第15話
木下の指定した南倉庫に着いて、鍵の朽ちた扉から倉庫に入ると、
長く使われていないのか、埃と染みついたカビの匂いが鼻をついた。
薄闇の中に人影が見えた。木下だ。
「れえ出せ」
「柚稀が先だ」
この部屋のどこかに、れえがいるのか。
床にはダンボールや何かわからない機材が置いてあり、机や椅子が積み上げられている。薄暗い倉庫の全体像はつかめない。
木下がハッと顔色を変えた。俺の後ろで、外で待たせていたはずの川瀬が木下と対峙していたからだ。
「川瀬外出てろ」
俺が押しやろうとしたのを、川瀬が懸命に首を横に振って拒否した。
「ゆずき…!来てくれたんだな」
「ヒロ…もうやめてよ。関係ない人、巻き込まないで」
「俺だけが悪い事してるように言うんだな。俺だってこんな事したくない。こんな事俺にさせないでくれよ。なあ、柚稀、俺が忙しくて構ってやれなかったからこんな事になったんだよな?お前は裏切ろうなんて思ってなかった。そそのかされただけなんだよな」
「…違う、俺は俺自身の意志であんたから離れたんだ!」
半分叫ぶみたいに言った川瀬の言葉に、興奮した様子で木下が怒鳴った。
「おい、自分を俺なんて言うのよせ!!嫌いだって言っただろ!!」
「もういいだろ、川瀬どいてろ」
「五嶋お前のせいだ。柚稀が変な事言いだしたのも、俺がこんな事しなけりゃならないのも…」
そうやけくそみたいな言葉を吐きながら、木下が微かに姿勢を傾けた。
かと思うと、その腕に引き上げられるようにして、れえの姿が見えた。
薄闇ではっきりとはわからない。
だけど、見える限りでも口からの出血がある。
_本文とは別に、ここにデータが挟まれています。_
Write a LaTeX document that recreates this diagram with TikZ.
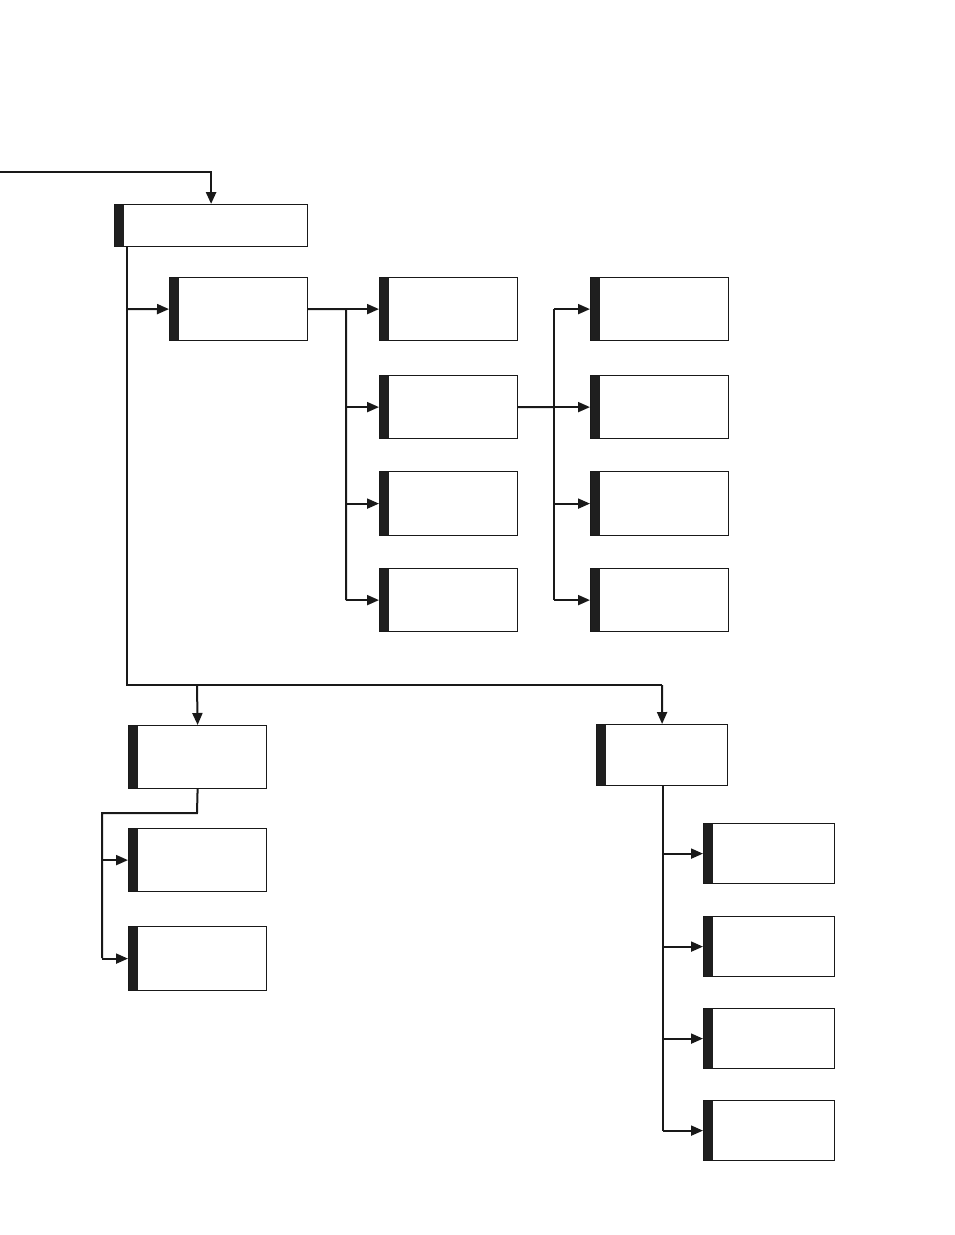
\documentclass[tikz,border=0pt]{standalone}
\usetikzlibrary{arrows.meta}
\begin{document}
\begin{tikzpicture}[x=1pt,y=-1pt,
  box/.style={draw=black!90,line width=1.2pt,rectangle,inner sep=0pt,anchor=north west,
    path picture={\fill[black!88] (path picture bounding box.north west) rectangle ([xshift=9pt]path picture bounding box.south west);}},
  con/.style={draw=black!90,line width=2pt},
  arr/.style={con,-{Triangle[length=12pt,width=10pt]}}]
\useasboundingbox (0,0) rectangle (954,1235);
\newcommand\bx[5]{\node[box,minimum width=#4-#2,minimum height=#5-#3] (#1) at (#2,#3) {};}
\bx{top}{114}{204}{307}{246}
\bx{b1}{169}{277}{307}{340}
\bx{c1}{379}{277}{517}{340}
\bx{c2}{379}{375}{517}{438}
\bx{c3}{379}{471}{517}{535}
\bx{c4}{379}{568}{517}{631}
\bx{d1}{590}{277}{728}{340}
\bx{d2}{590}{375}{728}{438}
\bx{d3}{590}{471}{728}{535}
\bx{d4}{590}{568}{728}{631}
\bx{l0}{128}{725}{266}{788}
\bx{l1}{128}{828}{266}{891}
\bx{l2}{128}{926}{266}{990}
\bx{r0}{596}{724}{727}{785}
\bx{r1}{703}{823}{834}{883}
\bx{r2}{703}{916}{834}{976}
\bx{r3}{703}{1008}{834}{1068}
\bx{r4}{703}{1100}{834}{1160}
\coordinate (s) at (0,172);
\draw[arr,line width=2.6pt] (s) -| (top.north);
\draw[con,line width=2.6pt] (127,246) -- (127,685) -- (662,685);
\draw[arr] (127,309) -- (b1.west);
\draw[arr] (197,685) -- (l0.north);
\draw[arr] (662,685) -- (r0.north);
\draw[con] (b1.east) -- (346,309) -- (346,600);
\foreach \n in {c1,c2,c3,c4} \draw[arr] (346,0 |- \n.west) -- (\n.west);
\draw[con] (c2.east) -- (554,407);
\draw[con] (554,309) -- (554,600);
\foreach \n in {d1,d2,d3,d4} \draw[arr] (554,0 |- \n.west) -- (\n.west);
\draw[con] (l0.south) -- (197,813) -- (102,813) -- (102,958);
\foreach \n in {l1,l2} \draw[arr] (102,0 |- \n.west) -- (\n.west);
\draw[con] (663,785) -- (663,1131);
\foreach \n in {r1,r2,r3,r4} \draw[arr] (663,0 |- \n.west) -- (\n.west);
\end{tikzpicture}
\end{document}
引き上げられただけで痛みを感じる程の負傷なのか、悲鳴みたいにあげた声は紛れもなくれえの声だ。
「れえッ!!」
「殺してやる!!めちゃくちゃにし…」
木下の言葉の途中で、俺は障害物を飛びこえて勢いよく木下にぶち当たると、そのまま木下に馬乗りになって何度も殴った。
「国彦!止まれ!!」
背後でロミオさんの号令のような声が聞こえて、それでやっと腕を止める事が出来た。
殴りかけるその手を止めても、身体が怒りで震えていた。
そんなある意味異常な俺に、近くにいたれえがおびえてんのがわかる。
見なくたってわかる。
しばらく俺は荒い息のままその場から動けなかった。
重装備の隊員が木下を包囲するように倉庫に集った。
この倉庫に向かう前に万一を考えて連絡をしていた為、ロミオさん率いるKBPの隊員が駆けつけてくれていた。
気を失った木下が、タンカにのせられ自分の眼の前からいなくなってしまっても、徐々に視界はクリアになって冷静な感情がいくらか戻ってくるのに、震えが止まらない。
混乱してる中、急に左ほほをはたかれて俺はようやくハッとした。
「おーい、しっかりしろ。どんな状況であろうと我忘れんな。かっこわり。」
いつもの調子のロミオさんの声でだんだん心が落ち着いてくる。
「ロミオさん、れえ…」
「安心しろ、今病院行った」
それから俺の目前に川瀬を連れてくると「この子はお前がちゃんと連れて帰れ」
と言い、傍に控えていた隊員にその他一切を任せると足早にその場を後にした。
傷ついて弱ったような川瀬を見て、俺の震えはやっと止まった。